Rendell: No Drilling Moratorium
Pushing 'robust severance tax' to address impact of shale gas
production
Pittsburgh Post-Gazette
8 September 2010
By Sean D. Hamill,
There won't be a Marcellus Shale natural gas drilling moratorium in
Pennsylvania while Ed Rendell is governor -- even if that means only
four more months.
Before he made a speech Tuesday in Washington, Pa., in his ongoing push
for a "significant" natural gas severance tax, Mr. Rendell told a group
of two dozen protesters worried about the drilling that a moratorium
like New York state has enacted will never happen here.
"I would like tomorrow to be able to comb my hair in a pompadour," the
balding Mr. Rendell told one of the protesters, "but it's not going to
happen."
The first reason, he said, is "because I disagree with you; I think we
can find a balance" between encouraging the natural gas industry growth
and keeping the environment safe.
"The second reason is because it doesn't matter what I think. The
Legislature will never vote for a moratorium," he said.
Told by one protester that it might have a better chance if Mr. Rendell
got behind it, the Democratic governor -- who is ending his eight-year
tenure this year due to term limits -- quipped: "If I got behind it, it
might have even less support in the (Republican-controlled) Senate."
Instead of a moratorium, he said, Pennsylvanians concerned about the
effects of natural gas drilling should join him in pushing the
Legislature to enact a "robust severance tax" over the next month.
Money from that tax could be used to help -- in a revenue-sharing deal
-- local governments deal with some of the concerns about industry
trucks' impact on local roads and to help boost state revenue coffers
which could mean more enforcement, he said.
He didn't win any converts from the group of protesters, though.
"I want a moratorium," Jet Miskis, a wildlife artist from Peters, told
the governor. "I mean, can you explain to me why cattle are dying out
here?"
Gas industry officials, legislative leaders and both gubernatorial
candidates agree that a moratorium is a bad idea and has no chance for
passage in the Legislature.
"I don't think there's support in the Senate," said Drew Crompton,
spokesman for Senate President Pro Tem Joe Scarnati. "The moratorium
idea has been out there for awhile now and it's never gotten any
traction."
Spokesmen for state Attorney General Tom Corbett, the Republican
nominee for governor, and Allegheny County Chief Executive Dan Onorato,
the Democratic nominee, said the candidates agree with Mr. Rendell that
a moratorium is a bad idea.
The candidates disagree about Mr. Rendell's severance tax idea, though.
"This industry can be taxed out of existence in Pennsylvania," said
Kevin Harley, campaign spokesman for Mr. Corbett, who opposes any
severance tax. "To try to pass a tax simply to fill a budget hole is
irresponsible."
Brian Herman, spokesman for Mr.
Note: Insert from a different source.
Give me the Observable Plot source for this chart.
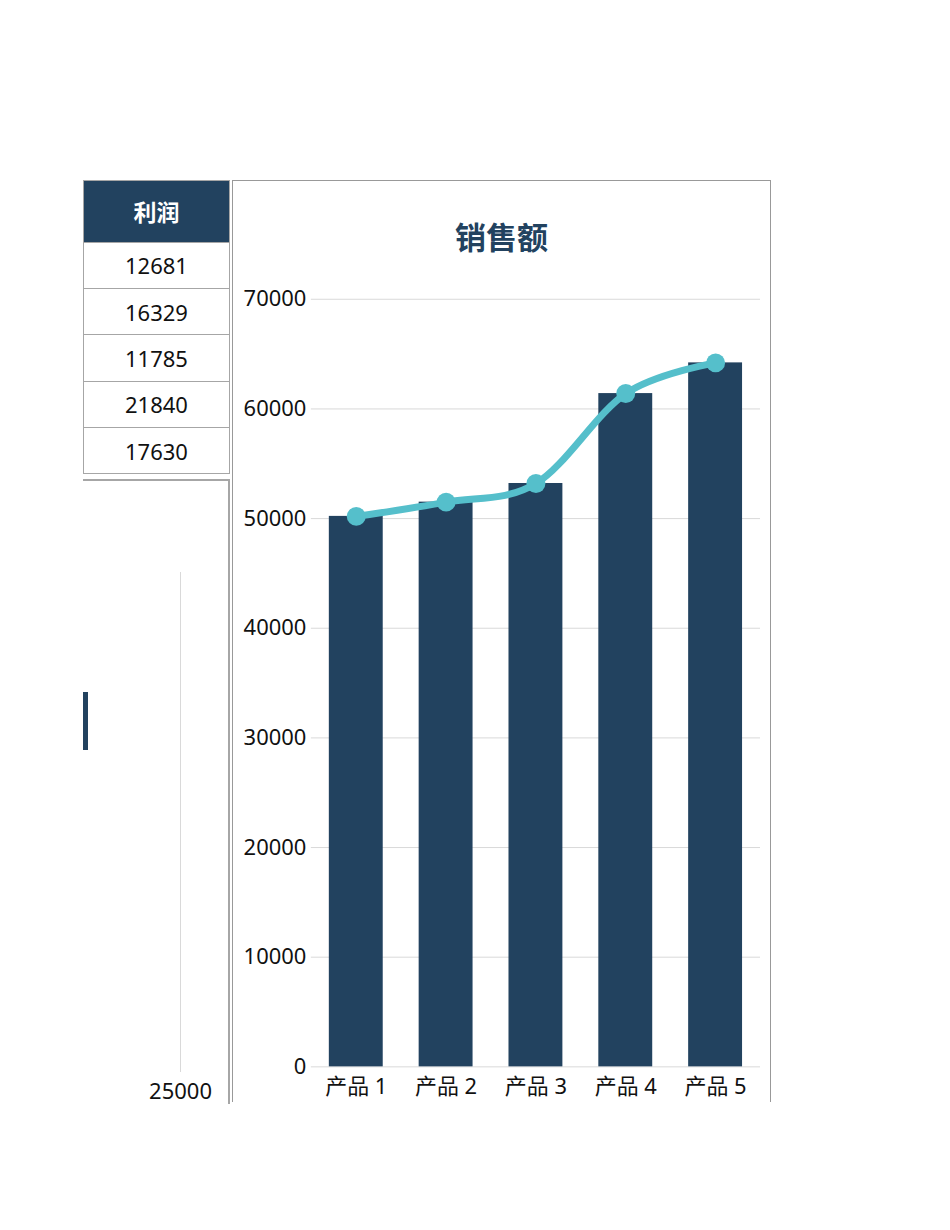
<!DOCTYPE html>
<html><head><meta charset="utf-8">
<script src="https://cdn.jsdelivr.net/npm/d3@7"></script>
<script src="https://cdn.jsdelivr.net/npm/@observablehq/plot@0.6"></script>
<style>
body{margin:0;background:#fff;font-family:"Noto Sans","Noto Sans CJK SC",sans-serif;}
#page{position:relative;width:950px;height:1230px;overflow:hidden;}
.abs{position:absolute;}
table.t{border-collapse:collapse;}
table.t td{border:1px solid #a6a6a6;text-align:center;font-size:22px;color:#111;height:45.4px;padding:0;width:145px;}
table.t th{background:#22425f;color:#fff;font-size:23px;font-weight:bold;height:60.5px;border:1px solid #a6a6a6;padding:0;}
</style></head>
<body><div id="page">
<div id="tbl" class="abs" style="left:83px;top:180px;"></div>
<div id="leftbox" class="abs" style="left:83px;top:479px;width:145px;height:623px;border-top:2px solid #a6a6a6;border-right:2px solid #a6a6a6;overflow:hidden;"></div>
<div id="mainbox" class="abs" style="left:232px;top:180px;width:537px;height:921px;border:1px solid #999;border-bottom:none;overflow:hidden;">
  <div class="abs" style="left:0;width:537px;top:32px;text-align:center;font-family:'Noto Sans CJK SC',sans-serif;font-weight:bold;font-size:31px;color:#22425f;">销售额</div>
  <div id="chart" class="abs" style="left:0;top:0;"></div>
</div>
</div>
<script>
const products = ["产品 1","产品 2","产品 3","产品 4","产品 5"];
const sales = [50200, 51500, 53200, 61400, 64200];
const profits = [12681, 16329, 11785, 21840, 17630];
const yTicks = [0,10000,20000,30000,40000,50000,60000,70000];
const leftTicks = [25000];

// profit table
const tbl = document.createElement("table");
tbl.className = "t";
tbl.innerHTML = `<tr><th>利润</th></tr>` + profits.map(p => `<tr><td>${p}</td></tr>`).join("");
document.getElementById("tbl").appendChild(tbl);

const navy = "#22425f", teal = "#55bfcb", grid = "#d9d9d9";
const data = products.map((p,i) => ({product:p, sales:sales[i]}));
const font = "'Noto Sans','Noto Sans CJK SC',sans-serif";

const main = Plot.plot({
  width: 538, height: 921,
  marginLeft: 78, marginRight: 10, marginTop: 118, marginBottom: 34,
  style: {fontSize: "22px", fontFamily: font, color: "#111", background: "transparent"},
  x: {domain: products, paddingInner: 0.4, paddingOuter: 0.2, label: null},
  y: {domain: [0, 70000], label: null},
  marks: [
    Plot.ruleY(yTicks, {stroke: grid, strokeWidth: 1}),
    Plot.barY(data, {x: "product", y: "sales", fill: navy}),
    Plot.lineY(data, {x: "product", y: "sales", stroke: teal, strokeWidth: 7, curve: "cardinal"}),
    Plot.dot(data, {x: "product", y: "sales", fill: teal, r: 9.5}),
    Plot.axisY({ticks: yTicks, tickSize: 0, tickPadding: 5, tickFormat: d => String(d), fontSize: 22}),
    Plot.axisX({tickSize: 0, tickPadding: 12, fontSize: 22})
  ]
});
document.getElementById("chart").appendChild(main);

// partial profit chart (cropped on the left)
const left = Plot.plot({
  width: 145, height: 623,
  marginLeft: 0, marginRight: 0, marginTop: 91, marginBottom: 32,
  style: {fontSize: "22px", fontFamily: font, color: "#111", background: "transparent"},
  x: {domain: [21840, 25000], range: [5, 97], label: null},
  y: {domain: ["利润"], range: [211, 269], padding: 0, label: null, axis: null},
  marks: [
    Plot.gridX(leftTicks, {stroke: grid, strokeOpacity: 1}),
    Plot.barX([profits[3]], {x: d => d, y: () => "利润", fill: navy}),
    Plot.axisX({ticks: leftTicks, tickSize: 0, tickPadding: 11, tickFormat: d => String(d), fontSize: 22})
  ]
});
document.getElementById("leftbox").appendChild(left);
</script>
</body></html>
Onorato, who supports imposing a
severance tax, said: "Well, Mr. Corbett is clearly more interested in
helping the industry than the people of Pennsylvania."
As part of the budget deal crafted by legislative leaders and the
governor earlier this year, a Marcellus Shale tax has to be approved by
Oct. 1 to raise up to $70 million this fiscal year to help erase a $282
million budget deficit.
The governor said he supports a severance tax identical to one already
enacted in West Virginia that would impose a 5 percent tax on the value
of the extracted gas, plus a levy of 4.7 cents per thousand cubic feet
of gas.
When he proposed his budget earlier this year, his budget office
predicted such a tax could raise up to $475 million a year in new
revenue within five years.
With some companies predicting to their shareholders that they may make
as much as a 64 percent return on their investment in drilling for gas
in the Marcellus Shale vein that runs throughout the Appalachian
Mountains, the industry can afford to pay a significant tax, Mr.
Rendell said.
"But the industry is fighting us," he said Tuesday.
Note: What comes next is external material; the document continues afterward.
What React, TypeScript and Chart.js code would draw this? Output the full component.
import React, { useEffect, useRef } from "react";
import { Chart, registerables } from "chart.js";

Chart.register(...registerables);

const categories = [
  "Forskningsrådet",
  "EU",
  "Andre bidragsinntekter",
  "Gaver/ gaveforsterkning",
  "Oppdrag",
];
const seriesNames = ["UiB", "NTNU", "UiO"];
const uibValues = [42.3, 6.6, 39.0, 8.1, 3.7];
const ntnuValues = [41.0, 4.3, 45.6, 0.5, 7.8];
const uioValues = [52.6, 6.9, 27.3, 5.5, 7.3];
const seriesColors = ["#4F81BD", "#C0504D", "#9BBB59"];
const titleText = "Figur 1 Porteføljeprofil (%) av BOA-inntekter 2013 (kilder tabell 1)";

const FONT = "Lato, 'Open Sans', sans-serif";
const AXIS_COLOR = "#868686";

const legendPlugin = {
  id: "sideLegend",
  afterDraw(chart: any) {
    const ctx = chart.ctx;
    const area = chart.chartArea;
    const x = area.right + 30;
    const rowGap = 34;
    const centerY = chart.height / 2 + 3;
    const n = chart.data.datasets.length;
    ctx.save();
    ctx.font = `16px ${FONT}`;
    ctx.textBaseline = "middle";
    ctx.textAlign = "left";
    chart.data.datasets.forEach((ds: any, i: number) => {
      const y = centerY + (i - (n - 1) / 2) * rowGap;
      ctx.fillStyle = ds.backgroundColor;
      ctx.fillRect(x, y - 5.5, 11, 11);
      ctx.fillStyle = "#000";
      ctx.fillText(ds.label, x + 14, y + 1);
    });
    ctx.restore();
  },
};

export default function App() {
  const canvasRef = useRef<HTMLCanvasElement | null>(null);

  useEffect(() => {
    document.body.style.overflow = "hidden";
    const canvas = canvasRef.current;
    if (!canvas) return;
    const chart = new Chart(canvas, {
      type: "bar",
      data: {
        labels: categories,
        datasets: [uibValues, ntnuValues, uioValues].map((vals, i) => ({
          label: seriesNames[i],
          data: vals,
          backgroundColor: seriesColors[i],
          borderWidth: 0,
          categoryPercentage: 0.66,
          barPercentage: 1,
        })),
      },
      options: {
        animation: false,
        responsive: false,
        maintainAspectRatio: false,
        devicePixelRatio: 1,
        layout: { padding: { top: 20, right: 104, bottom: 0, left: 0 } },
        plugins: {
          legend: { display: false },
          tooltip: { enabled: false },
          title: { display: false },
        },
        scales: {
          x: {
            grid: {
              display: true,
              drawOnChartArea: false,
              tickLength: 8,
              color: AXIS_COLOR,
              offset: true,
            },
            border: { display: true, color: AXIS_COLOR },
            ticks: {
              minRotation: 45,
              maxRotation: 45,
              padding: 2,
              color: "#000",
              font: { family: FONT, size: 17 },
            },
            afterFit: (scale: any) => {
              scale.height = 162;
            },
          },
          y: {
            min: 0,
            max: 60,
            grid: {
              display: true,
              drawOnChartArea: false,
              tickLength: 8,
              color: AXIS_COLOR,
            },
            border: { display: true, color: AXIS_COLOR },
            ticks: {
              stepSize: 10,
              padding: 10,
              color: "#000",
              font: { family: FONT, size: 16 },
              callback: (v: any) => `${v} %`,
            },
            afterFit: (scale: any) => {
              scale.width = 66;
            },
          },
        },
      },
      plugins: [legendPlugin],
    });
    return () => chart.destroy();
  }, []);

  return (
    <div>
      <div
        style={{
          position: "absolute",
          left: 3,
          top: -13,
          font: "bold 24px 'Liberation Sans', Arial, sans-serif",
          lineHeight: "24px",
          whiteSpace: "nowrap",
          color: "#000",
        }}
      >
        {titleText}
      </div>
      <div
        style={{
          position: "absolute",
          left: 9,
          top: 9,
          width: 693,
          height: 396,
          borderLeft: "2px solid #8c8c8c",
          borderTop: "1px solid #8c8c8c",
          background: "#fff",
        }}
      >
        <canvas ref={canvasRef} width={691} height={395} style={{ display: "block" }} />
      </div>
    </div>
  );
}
The industry is proposing a tax based on the state of Arkansas's tax
rate that, for some expensive and low-producing wells, would start at
11/2 percent on the value of the extracted gas in the first three years
of a well's life, increasing to 5 percent in later years.
Kathryn Klaber, executive director of the Marcellus Shale Coalition, an
advocacy group representing almost all of the state's shale gas
producers, said the Arkansas model is one the coalition has been
encouraging because "we view it as a good way to encourage development
and return some revenue to local governments."
But, Mr. Rendell said, "about 50 percent of all the natural gas is
pumped out during the first five years" of a well's producing life.
Allowing the industry to be taxed at just 11/2 percent in the first
three to five years "is ridiculous," he said. "And I won't sign
legislation like that."
Sean D. Hamill: shamill@post-gazette.com or 412-263-2579.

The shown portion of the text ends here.